Such was the title of Edmund Burke’s 1770 pamphlet, in which the great Whig pondered the nature of the contemporaneous grievances and public disorders.
Those were rather different from today’s. Burke had in his sights a cabal of rival Whigs whose closeness to George III, he felt, distorted the proper relationship between court and parliament.
Today’s discontents, on the other hand, go beyond such particulars. They target, explicitly or implicitly, the legitimacy of both court and parliament, indeed the validity of our whole civilisation.
Burke wrote at a time when modernity was making its first tentative steps, and the people were still unaware of the very possibility of wider discontents. However, they were soon to learn.
The thunderously proclaimed promise of equality was understood, as it was supposed to be, in the widest possible sense. Equality was presented as a sacred right; inequality, as its egregious violation.
Any grievance, no matter how trivial or unfounded, was seen as an affront. And every affront was regarded as a mortal sin, committed not just against any specific individuals, but against an abstract notion, a secular God of Equality.
That was an awful parody of Judaeo-Christian morality with its commandments proscribing murder and adultery in the same breath, or rather on the same tablets. In the eyes of men, murder was a terrible crime, while adultery was just par for the course. But in the eyes of God both were equally sinful.
The four revolutions defining modernity, American in 1776, French in 1789 and two Russian ones in 1917, were all perpetrated against the least tyrannical governments in those countries’ history: those of George III, Louis XVI, Nicholas II and Russia’s first attempt at liberal democracy.
The mild nature of the regimes they hated didn’t matter to the revolutionaries. The God of Equality had been offended, and he was athirst. Discontents, once planted, had sprouted luxuriantly, and all it took was adroit operators to exploit them to full potential. Such individuals aren’t thick on the ground, but there’s never any need for many of them. A couple of dozen or so can do the job, provided they are sufficiently devious and ruthless.
The God of Equality eventually created a widespread view of the world as inherently unjust, but whose injustices could be corrected by concerted action, be it a violent revolution or purposeful attrition.
If the masses are thoroughly brainwashed to see themselves as victims of injustice, their discontents can be easily channelled into destructive conduits. This is exactly what we are witnessing at present.
Whether it’s global warming or nuclear energy or the indignities allegedly suffered by women and some races, what’s at issue isn’t the proclaimed grievance. It’s a demand for the redress of the inherent injustice of the world, apostasy to the God of Equality.
If the world is seen as fundamentally unjust, then those who succeed in it have taken advantage of those who don’t. They can be easily targeted as objects of derision, rancour or even violent hatred.
When such is the point of departure, the destination is always in sight. That could be Jews to some, capitalists to others, white or straight people to some others, men to others still.

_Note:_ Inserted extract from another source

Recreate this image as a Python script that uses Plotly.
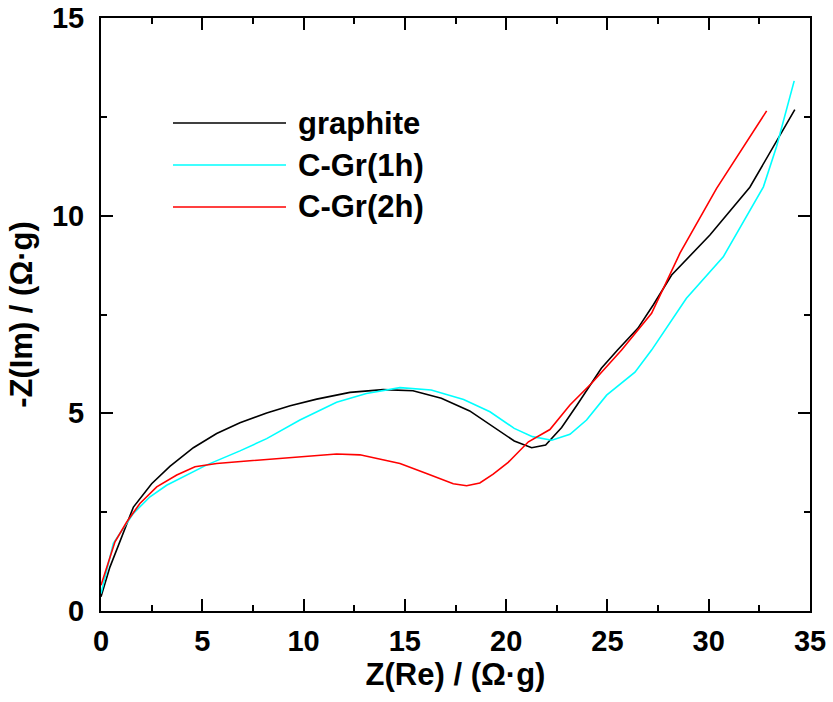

Pet hatreds naturally cluster together – no one is limited to just one. Thus those who hate capitalists often also hate Jews, and indeed equate the two groups, as Marx and Hitler did. Those who see women as an oppressed minority are practically guaranteed also to hate globe-warming, air-polluting capitalism.
And can you imagine a genuflecting champion of Black Lives Matter who isn’t certain that women are oppressed, and money-grubbing capitalists are destroying ‘our planet’? I can’t, because such an animal doesn’t exist.

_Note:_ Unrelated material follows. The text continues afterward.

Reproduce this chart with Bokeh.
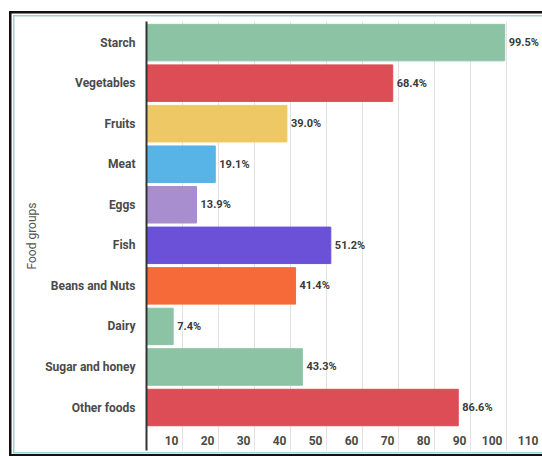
from bokeh.plotting import figure
from bokeh.models import ColumnDataSource, FixedTicker, Range1d
from bokeh.core.properties import value
from bokeh.embed import file_html
from bokeh.resources import INLINE

categories = ["Starch", "Vegetables", "Fruits", "Meat", "Eggs", "Fish",
              "Beans and Nuts", "Dairy", "Sugar and honey", "Other foods"]
values = [99.5, 68.4, 39.0, 19.1, 13.9, 51.2, 41.4, 7.4, 43.3, 86.6]
colors = ["#8cc3a5", "#dc4d55", "#efc866", "#58b3e6", "#a88ecf", "#6a51d8",
          "#f66a3a", "#8cc3a5", "#8cc3a5", "#dc4d55"]
x_ticks = [10, 20, 30, 40, 50, 60, 70, 80, 90, 100, 110]
x_tick_labels = [str(t) for t in x_ticks]

n = len(categories)
pos = [n - 1 - i for i in range(n)]
value_labels = [f"{v:.1f}%" for v in values]

src = ColumnDataSource(dict(cat=categories, val=values, pos=pos,
                            color=colors, lab=value_labels))

frame_css = {
    "background-color": "white",
    "background-image": ", ".join(["linear-gradient(#111111, #111111)"] * 3
                                  + ["linear-gradient(#9fd3d8, #9fd3d8)"] * 3),
    "background-position": "9px 11px, 9px 11px, 9px 453.5px, "
                           "13px 14.5px, 13px 14.5px, 13px 451.5px",
    "background-size": "2.5px 445px, 540px 2.5px, 540px 2.5px, "
                       "1.5px 438.5px, 540px 1.5px, 540px 1.5px",
    "background-repeat": "no-repeat",
}

p = figure(width=542, height=456, output_backend="svg", toolbar_location=None,
           x_range=Range1d(0, 110), y_range=Range1d(-1.06, 9.52),
           x_axis_location=None, y_axis_location="left",
           min_border_left=146, min_border_top=21, min_border_right=0,
           min_border_bottom=6, styles=frame_css)
p.outline_line_color = None
p.background_fill_color = "white"
p.border_fill_color = None

p.xgrid.ticker = FixedTicker(ticks=x_ticks)
p.xgrid.grid_line_color = "#e2e2e2"
p.xgrid.grid_line_width = 1
p.ygrid.grid_line_color = None

p.hbar(y="pos", right="val", left=0, height=0.9, color="color", source=src)

p.text(x="val", y="pos", text="lab", source=src, x_offset=4,
       text_baseline="middle", text_align="left",
       text_font=value("Roboto"), text_font_style="bold",
       text_font_size="11px", text_color="#3a3a3a")

p.text(x=x_ticks, y=[-0.81] * len(x_ticks), text=x_tick_labels,
       x_offset=-4, text_baseline="middle", text_align="right",
       text_font=value("Roboto"), text_font_style="bold",
       text_font_size="12px", text_color="#4a4a4a")

ya = p.yaxis[0]
ya.ticker = FixedTicker(ticks=pos)
ya.major_label_overrides = {pp: c for pp, c in zip(pos, categories)}
ya.major_tick_out = 0
ya.major_tick_in = 0
ya.minor_tick_out = 0
ya.minor_tick_in = 0
ya.axis_line_color = "#333333"
ya.axis_line_width = 2
ya.major_label_standoff = 11
ya.major_label_text_font = "Roboto"
ya.major_label_text_font_style = "bold"
ya.major_label_text_font_size = "12px"
ya.major_label_text_color = "#4a4a4a"
ya.axis_label = "Food groups"
ya.axis_label_standoff = 3
ya.axis_label_text_font = "Roboto"
ya.axis_label_text_font_style = "normal"
ya.axis_label_text_font_size = "12px"
ya.axis_label_text_color = "#555555"

open("out.html", "w").write(file_html(p, INLINE))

That’s why it’s pointless engaging such people in a rational, fact-based discourse on their proclaimed grievance. Their underlying faith is impervious to reason or facts. They worship the God of Equality who commands them to hate every heretic and apostate.
While one can argue with opponents, one can only ever fight enemies. That explains the advice I recently gave to a friend of mine, who was upset as a result.
He was about to appear on a radio show, arguing with a fire-eating equality zealot. My friend was trying to anticipate the likely arguments, one of which could have been that the Israelis’ treatment of Palestinians and our treatment of blacks are no different from Hitler’s Holocaust.
What would I say in response, my friend wanted to know. “Go f*** yourself,” I replied without hesitation. “What kind of answer is that?” asked my irate friend. “The only possible one,” I replied. One can respond reasonably only to a reasonable statement.
The statement my friend anticipated not only was unreasonable but it also had nothing to do with the sentiment overtly expressed. Underneath the actual words was a scream of hatred brewed on discontent. Christians are taught to love their enemies, but that doesn’t mean letting them get away with murder.